Réserve de la Pointe d'Arçay : tous présents pour les 40 ans
Guidés par quelques forestiers de l’Office national des forêts, élus, partenaires scientifiques et acteurs du territoire vendéen s’avancent discrètement au cœur de la réserve. Tout est là pour rappeler que le lieu est un écrin, un espace à part. A l’ombre des pins, un chemin sablonneux presque effacé sous les amas d’aiguilles, tranche à travers les bosquets. Soudain, la forêt laisse place à un champ de joncs et la vue immense de la prairie alentour. Quelques pas encore, le sable se fait plus dense sous les pieds et le soleil libéré des branches, vient taper sur les nuques. Du pré salé à la dune, il n’y a que quelques pas jusqu’à l’océan qui s’impose et l’île de Ré, au lointain, qui se dessine.

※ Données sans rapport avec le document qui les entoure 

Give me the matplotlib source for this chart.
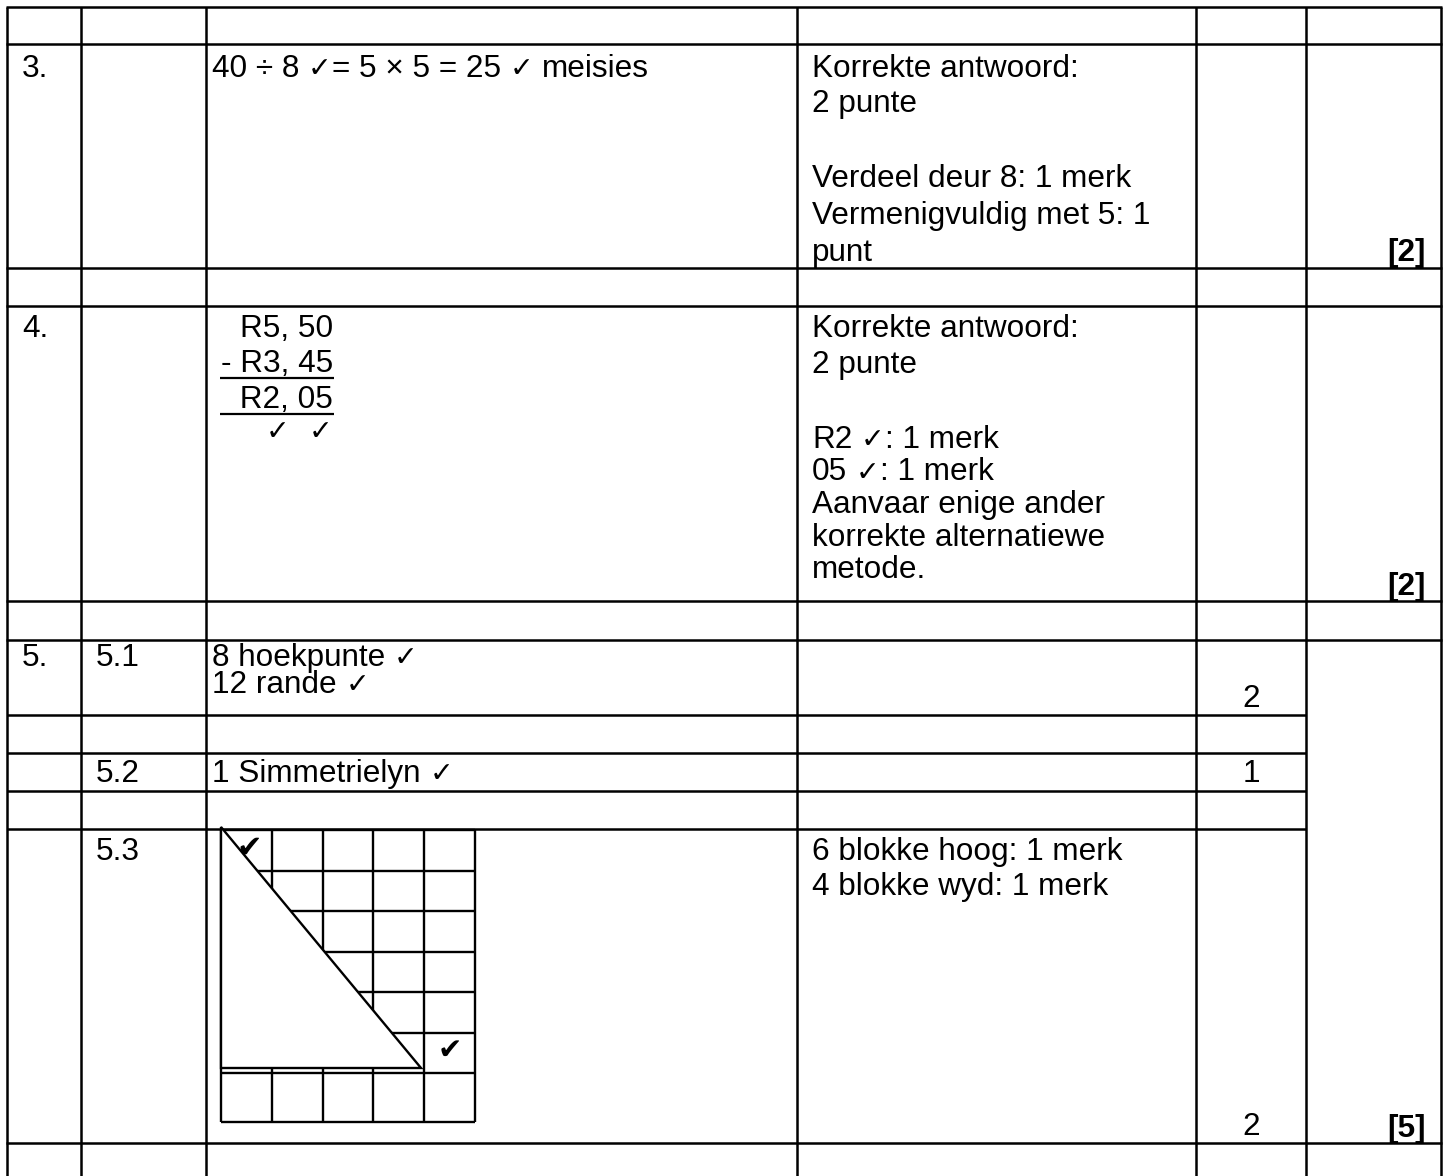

Pour Loïc Gouguet, Responsable technique national littoral de l’ONF, c’est cette imbrication de milieux différents qui est l’une des caractéristiques de cet espace. “La pointe d’Arcay c’est un bijou”, résume-t-il, sourire aux lèvres, lui qui a foulé ces lieux pour la première fois en 1983.
“Et l’histoire de la Pointe d’Arçay ne se résume pas à ses 40 ans, ça commence dès le XVIIIe siècle et l’arrivée du sable”, précise Nicolas Jannault, Directeur de l’agence régionale Pays de la Loire à l’ONF. Année après année, le site se transforme, avance en gagnant du sable, parfois de plusieurs mètres par an. C’est une autre de ses caractéristiques, ‘il n’est pas figé”, décrit Loïc Gouguet.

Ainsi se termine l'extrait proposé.